Cuentan que Esperanza Aguirre (de ahora en adelante, Escalofrío Aguirre) quiso despedir a todo el coro del Teatro de la Zarzuela pero los costes que debía afrontar en indemnizaciones eran tan elevados que lo hacían imposible.
Algunos hablan que la solución reside en un sistema mixto de financiación cultural. Sobre el papel, parece lógico. Pero cuando usted, empresario privado, creador contratado por la empresa, entre en el teatro público para montar, imaginemos, una adaptación lírica de La Regenta, esto es lo que se va a encontrar. Y no es broma:
-debe trabajar con todo el coro. Es una imposición. Aunque su idea inicial fueran diez personas, usted la cambia y mete a 50.
-tienen dos horas de ensayo de escena al día, con una pausa de 5 minutos entre hora y hora.
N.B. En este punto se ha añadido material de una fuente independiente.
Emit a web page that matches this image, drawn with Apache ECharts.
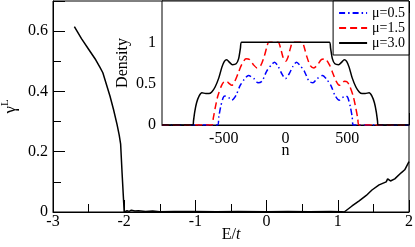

Si la pausa coincide en medio del ensayo de la escena, abandonarán la escena, sin esperar a finalizarla.
-no se ponen el vestuario hasta el ensayo pregeneral. Esto significa dos ensayos antes del estreno. Las posibilidades de solucionar cualquier error quedan considerablemente reducidas. Aunque las largas jornadas que tengan que emplear las personas de sastrería para arreglar los problemas y llegar al estreno no deben importarles mucho a sus ‘compañeros’ del coro.
-el coro no tiene la obligación de hacer ninguna acción teatral o coreográfica aparte de la de cantar. Si lo hacen se considera figuración y se cobra aparte.
-por si acaso algún cantante antepone su ilusión por el proyecto y su condición natural de artista a su rentable condición de funcionario, tanto el maestro de coro como la representante sindical, siempre presentes en todos los ensayos para comprobar que se cumple estrictamente el convenio, acudirán a recriminarle tal acción, que pone en evidencia al ‘sistema’, al convenio y al resto de sus compañeros.
-aunque falten unos acordes para acabar una escena y finalizar el ensayo, el coro se va a su hora en punto. Ni un minuto más.
- si los técnicos y maquinistas tienen que realizar algún cambio escenográfico sin bajar el telón negro, aunque sea a oscuras, lo tienen que cobrar aparte. Por convenio, a ellos no se les puede ver, ni siquiera intuir, en escena. Eso significa que aunque tengas allí a cinco maquinistas, deberás contratar a cinco externos para que hagan los cambios en la escenografía.
-si, por casualidad, alguien ha olvidado un objeto de atrezzo o un elemento de vestuario en la escena, supongamos, un sombrero, ese objeto solo podrá ser retirado de la escena por el responsable del departamento al que corresponda. Nadie más. Aunque eso comporte parar el ensayo hasta que aparezca la persona autorizada a tocar ese elemento.
-ensayas con un técnico de sonido, o con una regidora, y cuando llega el día del estreno, se piden el día libre que les corresponde y aparece un compañero suyo que no tiene ni idea del montaje.
Y estas son solo algunas pinceladas.
No me negarán que montar un espectáculo en un teatro público es una experiencia digna de una comedia de Billy Wilder o Woody Allen. Una experiencia que, en tiempos de crisis y con la espada de Damocles siempre encima de la Cultura, resulta insolidaria, desfavorable y tremendamente innecesaria. Porque entre el empresario privado explotador y este régimen de poder funcionarial, tiene que existir un término medio a favor de la Cultura y la creación. Y en ese término medio habita el estado del bienestar.